Defunct tennis tournament
- Founded: 1880; 146 years ago
- Abolished: 1939; 87 years ago
- Location: Ripon, North Yorkshire, England
- Venue: Ripon Lawn Tennis Club
- Surface: Grass

= Ripon Open =

UK tennis tournament (1880–1939)

The Ripon Open was a combined men's and women's grass court tennis tournament established founded in 1880 as the Ripon Club Tournament It was staged at the Ripon Lawn Tennis Club, Ripon, North Yorkshire, England and ran through until 1939 when it was abolished.

==History==
On 2 August 1880 the Ripon Club Tournament was established, and played until 3 August 1880. The winner of the gentleman's singles was Arthur Richard Springett who defeated Northing Pinckney Snowden.
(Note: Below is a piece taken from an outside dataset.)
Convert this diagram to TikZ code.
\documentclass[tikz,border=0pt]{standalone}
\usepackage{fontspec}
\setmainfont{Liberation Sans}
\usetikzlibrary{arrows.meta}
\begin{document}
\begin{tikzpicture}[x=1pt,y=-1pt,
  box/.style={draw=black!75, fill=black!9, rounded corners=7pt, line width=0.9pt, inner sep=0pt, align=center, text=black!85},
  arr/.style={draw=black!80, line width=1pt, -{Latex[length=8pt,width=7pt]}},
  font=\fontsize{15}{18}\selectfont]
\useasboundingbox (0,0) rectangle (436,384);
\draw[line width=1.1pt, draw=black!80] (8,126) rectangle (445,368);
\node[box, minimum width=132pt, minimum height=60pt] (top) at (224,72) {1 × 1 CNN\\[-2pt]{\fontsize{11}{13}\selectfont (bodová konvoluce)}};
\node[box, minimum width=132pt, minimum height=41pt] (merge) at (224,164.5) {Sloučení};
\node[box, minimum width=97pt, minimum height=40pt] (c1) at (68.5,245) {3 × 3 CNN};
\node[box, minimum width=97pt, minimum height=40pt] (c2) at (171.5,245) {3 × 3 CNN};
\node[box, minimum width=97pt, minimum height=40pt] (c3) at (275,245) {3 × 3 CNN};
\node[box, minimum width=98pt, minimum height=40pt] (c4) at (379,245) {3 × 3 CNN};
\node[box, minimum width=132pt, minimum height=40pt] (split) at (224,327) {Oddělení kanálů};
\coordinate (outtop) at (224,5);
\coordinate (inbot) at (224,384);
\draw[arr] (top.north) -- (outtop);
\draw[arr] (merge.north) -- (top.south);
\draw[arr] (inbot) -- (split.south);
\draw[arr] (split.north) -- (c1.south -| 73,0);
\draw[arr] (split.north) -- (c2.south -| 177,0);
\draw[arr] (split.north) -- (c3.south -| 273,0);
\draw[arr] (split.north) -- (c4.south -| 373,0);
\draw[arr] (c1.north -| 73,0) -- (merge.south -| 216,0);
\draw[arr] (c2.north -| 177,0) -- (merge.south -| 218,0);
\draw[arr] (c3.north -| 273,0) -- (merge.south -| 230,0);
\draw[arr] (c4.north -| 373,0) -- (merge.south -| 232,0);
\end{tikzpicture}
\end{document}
In 1881 the edition that year featured a mixed doubles event won by Miss Healey and Mr A.J. Wise who defeated Miss Springett and Mr. J. L. Shann by 2 sets to 0. The tournament was still being held just before the start of World War II, the ladies doubles final was won by Miss M. Rudd and Miss Sheppard who beat Miss. Nutt and Miss Lambert. No further records of the tournament can be found after the war and appears not to have been resumed.